As we move through fall and approach the holiday season, we are entering a time when holiday celebrations in the workplace become commonplace. Fall offers plenty of opportunities for seasonal cheer and festivities, with Halloween being an especially fun time. But employers need to be wary when Halloween is celebrated in the workplace, as there is plenty of room for misconduct that can bring about legal ramifications.
Employers do not need to steer totally clear of celebrating Halloween in the office, as employer-sponsored festivities can be a great way to boost employee morale and keep spirits high. Employers choose to celebrate Halloween in a variety of ways, from having costume contests to carving pumpkins to holding a parade with the children of the employees, and more. Employers are best at knowing what level of festivities will fit with the company culture- some companies may go all out with a day of activities, whereas others may be more suited for a more low-key nod to the holiday.

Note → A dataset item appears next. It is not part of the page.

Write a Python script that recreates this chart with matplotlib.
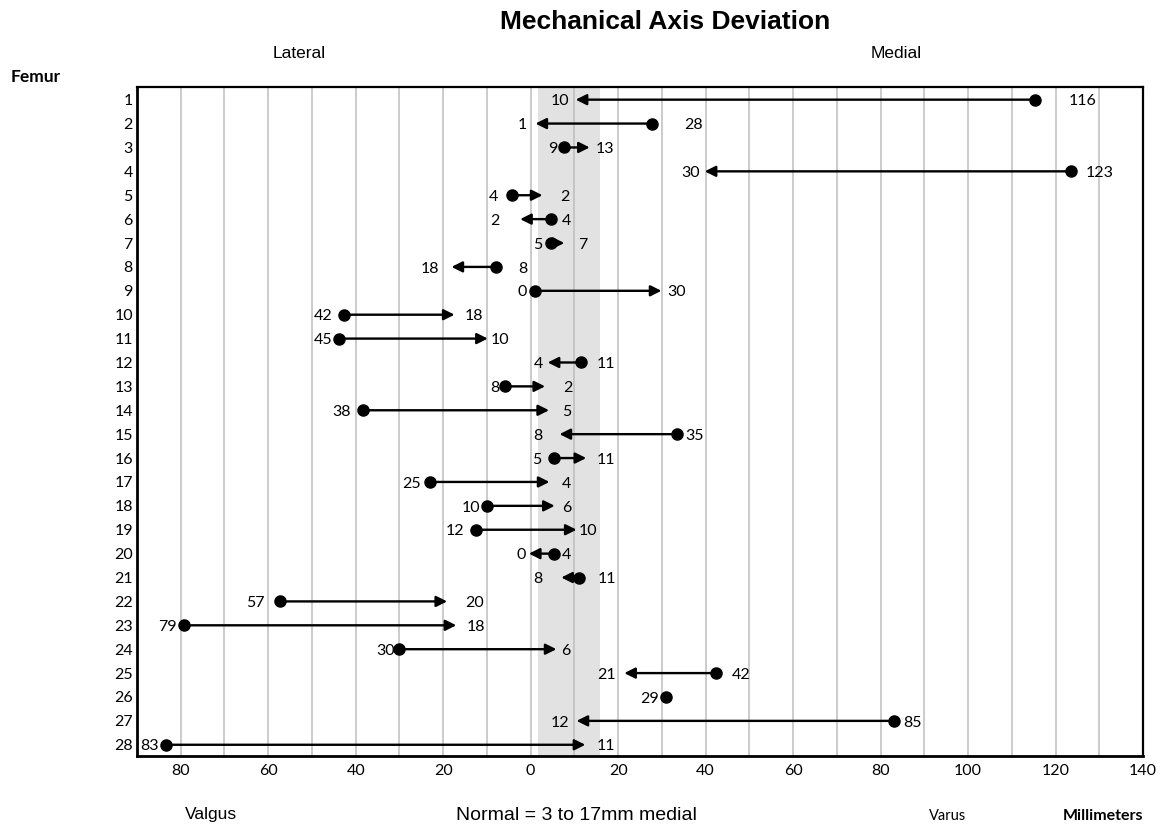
import matplotlib
matplotlib.use("Agg")
import matplotlib.pyplot as plt
from matplotlib.ticker import FuncFormatter

# femur number, dot = start (pre-op), arrow tip = end (post-op)
# millimeters, lateral is negative, medial positive
femur = list(range(1, 29))
start_mm = [115.4, 27.7, 7.6, 123.5, -4.2, 4.6, 4.6, -8.0, 1.0, -42.7,
            -43.9, 11.6, -5.8, -38.3, 33.4, 5.3, -23.1, -9.9, -12.4, 5.3,
            11.1, -57.2, -79.3, -30.0, 42.3, 31.0, 83.1, -83.3]
end_mm = [10.3, 1.1, 13.5, 39.8, 2.7, -2.4, 7.7, -18.1, 29.9, -17.4,
          -9.8, 3.9, 3.3, 4.2, 6.6, 12.7, 4.3, 5.5, 10.5, -0.4,
          7.0, -19.1, -17.0, 5.9, 21.4, None, 10.5, 12.5]
start_lab = ["116", "28", "9", "123", "4", "4", "5", "8", "0", "42",
             "45", "11", "8", "38", "35", "5", "25", "10", "12", "4",
             "11", "57", "79", "30", "42", "29", "85", "83"]
end_lab = ["10", "1", "13", "30", "2", "2", "7", "18", "30", "18",
           "10", "4", "2", "5", "8", "11", "4", "6", "10", "0",
           "8", "20", "18", "6", "21", "", "12", "11"]
normal_band = (1.6, 15.8)

# label spacing in pixels (layout only)
start_gap = [33, 32, 6, 15, 14, 11, 8, 23, 8, 11, 6, 15, 6, 12, 9, 12, 9, 7,
             12, 8, 18, 16, 7, 5, 16, 7, 9, 8]
end_gap = [6, 9, 6, 5, 18, 21, 14, 12, 6, 10, 3, 5, 18, 13, 17, 10, 12, 7,
           2, 3, 19, 18, 10, 5, 8, 0, 7, 11]

NUM_FONT = "Lato"
PX = 0.72  # points per pixel at 100 dpi

fig = plt.figure(figsize=(11.6, 8.25), dpi=100)
ax = fig.add_axes([137 / 1160, 1 - 756 / 825, (1143 - 137) / 1160, (756 - 87) / 825])

ax.axvspan(normal_band[0], normal_band[1], color="#e2e2e2", zorder=0, lw=0)
for g in range(-80, 140, 10):
    ax.axvline(g, color="#bdbdbd", lw=1.1, zorder=1)

for i, f in enumerate(femur):
    s = start_mm[i]
    e = end_mm[i]
    ax.plot([s], [f], "o", color="black", ms=8, zorder=4)
    if e is not None:
        ax.annotate("", xy=(e, f), xytext=(s, f),
                    arrowprops=dict(arrowstyle="-|>", color="black", lw=1.7,
                                    mutation_scale=16, shrinkA=0, shrinkB=0),
                    zorder=3)
    # left mark gets label on its left, right mark on its right
    if e is None or s < e:
        s_side, e_side = -1, 1
    else:
        s_side, e_side = 1, -1
    ax.annotate(start_lab[i], xy=(s, f), xytext=(s_side * start_gap[i] * PX, -1.2),
                textcoords="offset points", va="center",
                ha="left" if s_side > 0 else "right",
                fontsize=11.5, family=NUM_FONT, zorder=5)
    if e is not None:
        ax.annotate(end_lab[i], xy=(e, f), xytext=(e_side * end_gap[i] * PX, -1.2),
                    textcoords="offset points", va="center",
                    ha="left" if e_side > 0 else "right",
                    fontsize=11.5, family=NUM_FONT, zorder=5)

ax.set_xlim(-90, 140)
ax.set_ylim(28.47, 0.47)
ax.set_xticks(range(-80, 141, 20))
ax.xaxis.set_major_formatter(FuncFormatter(lambda v, p: "%d" % abs(v)))
ax.set_yticks(femur)
ax.tick_params(length=0, labelsize=11.5)
ax.tick_params(axis="x", pad=6)
ax.tick_params(axis="y", pad=3)
for lab in ax.get_xticklabels() + ax.get_yticklabels():
    lab.set_family(NUM_FONT)
for side in ["left", "bottom"]:
    ax.spines[side].set_linewidth(2.0)
for side in ["top", "right"]:
    ax.spines[side].set_linewidth(1.6)

def fy(y):
    return 1 - y / 825

fig.text(665 / 1160, fy(22), "Mechanical Axis Deviation", ha="center", va="center",
         fontsize=19, fontweight="bold", family="Liberation Sans")
fig.text(299 / 1160, fy(54), "Lateral", ha="center", va="center", fontsize=12.5,
         family="Liberation Sans")
fig.text(896 / 1160, fy(54), "Medial", ha="center", va="center", fontsize=12.5,
         family="Liberation Sans")
fig.text(11 / 1160, fy(77), "Femur", ha="left", va="center", fontsize=12.5,
         fontweight="bold", family=NUM_FONT)
fig.text(211 / 1160, fy(815), "Valgus", ha="center", va="center", fontsize=12.5,
         family="Liberation Sans")
fig.text(576 / 1160, fy(815), "Normal = 3 to 17mm medial", ha="center", va="center",
         fontsize=14, family="Liberation Sans")
fig.text(948 / 1160, fy(816), "Varus", ha="center", va="center", fontsize=10.5,
         family=NUM_FONT)
fig.text(1103 / 1160, fy(816), "Millimeters", ha="center", va="center", fontsize=11.5,
         fontweight="bold", family=NUM_FONT)

fig.savefig("out.png", dpi=100)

Regardless of how employers choose to celebrate Halloween, the onus is on them to ensure that the experience is enjoyable and safe for everyone involved. Here are some tips for employers to make the most of this Halloween:
- Set boundaries for costumes. Employers should communicate with employees what types of costumes are allowed, and what types are not. It is a good practice to keep costumes G-rated in the workplace and to advise against costumes that are overly revealing, politically charged, insensitive to a certain religion or nationality, or violent in nature. While employers cannot include a list of every costume that is prohibited, it is a good idea to prompt employees with some questions to help employees figure out if their costume is appropriate, such as “Will this costume embarrass me in front of my coworkers? Employers can even share an infographic such as this one to help employees make their decision.
- Respect religious objections. Some employees may object to the celebration of Halloween in general because of its ties to demons and the occult. Employers should be wary of heavily pushing any imagery that could be offensive, such as depictions of witches or demons. It is better to be safe and promote the lighter side of the holiday with depictions and decorations such as pumpkins, scarecrows, candy corn, etc.
- Make the celebrations inclusive, but not mandatory. Employees should not feel pressured to wear a costume or participate in festivities, especially if it goes against their beliefs or it makes them feel uncomfortable. That being said, employers should make an effort to ensure that whatever festivities are held are inclusive and fun for all. For example, if a costume contest is held, there should be multiple categories of winners to avoid making it an office popularity contest.
- Take steps to ensure safety. There are several ways that Halloween festivities can quickly turn dangerous. Ensure that costumes and decorations are not impeding the safety of the workplace. Employees should not wear costumes that interfere with their ability to safely do their job, and decorations should not pose an obstacle or be distracting or overly frightening.
- Be careful with alcohol. This applies to any office celebration, but employers must be very cautious when choosing to serve alcohol at a company event. If alcohol will be served, consumption should be monitored. It is a good idea to have a third-party serving the alcohol, such as a licensed bartender. Furthermore, employers should take steps to ensure that employees that are drinking are able to get home safely, and should encourage employees to take public transportation or an Uber/Lyft.
Following the above steps will put employers on the right track in celebrating Halloween in the workplace in a way that is fun, inclusive, and safe for all involved. Employees will appreciate the break from day-to-day activities, and employers will appreciate the boost in morale while still knowing they have taken the steps and precautions to avoid potentially dangerous and costly ramifications.